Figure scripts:
---------------
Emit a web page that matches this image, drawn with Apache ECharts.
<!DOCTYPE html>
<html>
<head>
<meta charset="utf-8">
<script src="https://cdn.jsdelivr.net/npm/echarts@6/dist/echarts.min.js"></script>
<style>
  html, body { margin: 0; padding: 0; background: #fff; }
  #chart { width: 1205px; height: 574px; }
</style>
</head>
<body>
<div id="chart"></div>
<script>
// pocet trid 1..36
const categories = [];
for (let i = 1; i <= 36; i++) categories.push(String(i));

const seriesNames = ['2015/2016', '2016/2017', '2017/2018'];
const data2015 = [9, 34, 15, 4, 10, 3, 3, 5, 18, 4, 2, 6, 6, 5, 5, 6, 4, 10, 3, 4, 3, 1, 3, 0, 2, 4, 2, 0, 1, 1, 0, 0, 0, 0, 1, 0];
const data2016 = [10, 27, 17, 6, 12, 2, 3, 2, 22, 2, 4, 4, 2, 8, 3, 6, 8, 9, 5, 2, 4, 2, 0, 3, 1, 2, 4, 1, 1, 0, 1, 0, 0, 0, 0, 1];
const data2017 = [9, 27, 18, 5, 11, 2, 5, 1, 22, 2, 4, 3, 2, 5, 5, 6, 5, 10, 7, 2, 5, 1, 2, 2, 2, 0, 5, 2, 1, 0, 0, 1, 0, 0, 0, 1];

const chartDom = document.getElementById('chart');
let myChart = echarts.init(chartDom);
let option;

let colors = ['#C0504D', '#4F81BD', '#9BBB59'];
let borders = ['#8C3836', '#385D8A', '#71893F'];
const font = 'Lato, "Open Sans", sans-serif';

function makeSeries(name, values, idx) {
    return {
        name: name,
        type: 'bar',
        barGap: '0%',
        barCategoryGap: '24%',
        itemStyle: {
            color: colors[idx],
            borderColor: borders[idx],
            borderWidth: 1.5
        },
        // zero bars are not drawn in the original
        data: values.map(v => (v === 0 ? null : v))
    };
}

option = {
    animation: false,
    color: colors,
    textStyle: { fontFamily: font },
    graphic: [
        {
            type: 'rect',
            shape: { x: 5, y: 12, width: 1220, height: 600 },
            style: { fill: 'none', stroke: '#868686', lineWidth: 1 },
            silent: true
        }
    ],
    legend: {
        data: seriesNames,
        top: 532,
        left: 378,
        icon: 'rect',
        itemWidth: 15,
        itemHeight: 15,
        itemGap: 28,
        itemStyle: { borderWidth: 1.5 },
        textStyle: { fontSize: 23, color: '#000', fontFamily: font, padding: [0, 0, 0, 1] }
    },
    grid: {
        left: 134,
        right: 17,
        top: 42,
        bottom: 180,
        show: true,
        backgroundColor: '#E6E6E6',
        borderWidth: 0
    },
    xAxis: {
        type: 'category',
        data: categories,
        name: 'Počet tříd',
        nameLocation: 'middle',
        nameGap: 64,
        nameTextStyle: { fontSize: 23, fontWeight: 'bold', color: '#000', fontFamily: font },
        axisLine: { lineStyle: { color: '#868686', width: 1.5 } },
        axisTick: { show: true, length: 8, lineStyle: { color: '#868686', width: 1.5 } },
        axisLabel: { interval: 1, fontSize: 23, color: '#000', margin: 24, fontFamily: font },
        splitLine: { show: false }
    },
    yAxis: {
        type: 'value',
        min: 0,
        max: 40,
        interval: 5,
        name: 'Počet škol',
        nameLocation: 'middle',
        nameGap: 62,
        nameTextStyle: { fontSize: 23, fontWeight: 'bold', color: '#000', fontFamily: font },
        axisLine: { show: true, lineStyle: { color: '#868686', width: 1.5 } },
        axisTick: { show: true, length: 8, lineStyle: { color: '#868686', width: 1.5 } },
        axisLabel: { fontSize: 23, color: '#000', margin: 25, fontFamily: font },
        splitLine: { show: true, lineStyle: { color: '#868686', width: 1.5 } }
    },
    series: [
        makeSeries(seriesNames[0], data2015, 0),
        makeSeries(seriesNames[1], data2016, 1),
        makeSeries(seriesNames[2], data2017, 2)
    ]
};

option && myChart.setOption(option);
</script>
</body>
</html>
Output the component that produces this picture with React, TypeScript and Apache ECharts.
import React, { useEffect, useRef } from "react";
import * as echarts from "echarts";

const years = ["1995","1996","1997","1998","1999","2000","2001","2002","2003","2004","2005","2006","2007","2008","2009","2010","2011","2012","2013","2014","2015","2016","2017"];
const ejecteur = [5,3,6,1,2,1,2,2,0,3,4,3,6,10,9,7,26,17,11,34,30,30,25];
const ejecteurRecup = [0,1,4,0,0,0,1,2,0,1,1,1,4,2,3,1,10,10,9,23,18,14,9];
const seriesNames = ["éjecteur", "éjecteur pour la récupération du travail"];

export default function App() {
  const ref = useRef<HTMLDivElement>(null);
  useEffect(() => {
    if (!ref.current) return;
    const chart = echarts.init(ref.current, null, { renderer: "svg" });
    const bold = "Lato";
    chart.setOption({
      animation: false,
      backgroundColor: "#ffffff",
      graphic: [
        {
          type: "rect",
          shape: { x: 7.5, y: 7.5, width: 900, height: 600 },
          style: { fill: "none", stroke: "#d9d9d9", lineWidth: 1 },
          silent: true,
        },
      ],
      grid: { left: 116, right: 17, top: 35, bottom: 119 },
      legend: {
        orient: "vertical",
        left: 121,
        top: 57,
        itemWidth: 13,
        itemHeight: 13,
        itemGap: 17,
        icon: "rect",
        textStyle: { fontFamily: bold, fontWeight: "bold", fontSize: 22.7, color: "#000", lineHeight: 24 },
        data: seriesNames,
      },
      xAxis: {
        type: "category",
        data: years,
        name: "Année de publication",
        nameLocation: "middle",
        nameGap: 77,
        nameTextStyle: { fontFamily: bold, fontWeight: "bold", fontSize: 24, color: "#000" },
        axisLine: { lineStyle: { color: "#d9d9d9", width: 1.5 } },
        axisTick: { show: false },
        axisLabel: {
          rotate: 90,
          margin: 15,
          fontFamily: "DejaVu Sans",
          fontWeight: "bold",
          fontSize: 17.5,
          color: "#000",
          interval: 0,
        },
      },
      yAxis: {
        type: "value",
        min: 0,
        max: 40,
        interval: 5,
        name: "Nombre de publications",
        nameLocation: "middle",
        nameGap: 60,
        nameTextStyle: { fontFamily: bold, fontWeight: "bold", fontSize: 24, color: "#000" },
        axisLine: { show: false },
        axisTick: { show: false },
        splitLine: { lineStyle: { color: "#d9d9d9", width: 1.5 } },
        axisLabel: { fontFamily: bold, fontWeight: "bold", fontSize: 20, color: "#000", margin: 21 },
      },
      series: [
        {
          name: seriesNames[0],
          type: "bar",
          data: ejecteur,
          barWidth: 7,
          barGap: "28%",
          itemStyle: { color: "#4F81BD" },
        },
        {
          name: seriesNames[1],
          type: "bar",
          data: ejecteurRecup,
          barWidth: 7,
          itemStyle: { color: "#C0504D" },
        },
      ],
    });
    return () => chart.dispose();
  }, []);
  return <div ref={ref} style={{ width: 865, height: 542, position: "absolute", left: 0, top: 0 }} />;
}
---------------
Write out exactly the lines running from the line containing "Output the component" to the line containing "import * as", with both of those lines included.

→ **Response to this exercise**
Output the component that produces this picture with React, TypeScript and Apache ECharts.
import React, { useEffect, useRef } from "react";
import * as echarts from "echarts";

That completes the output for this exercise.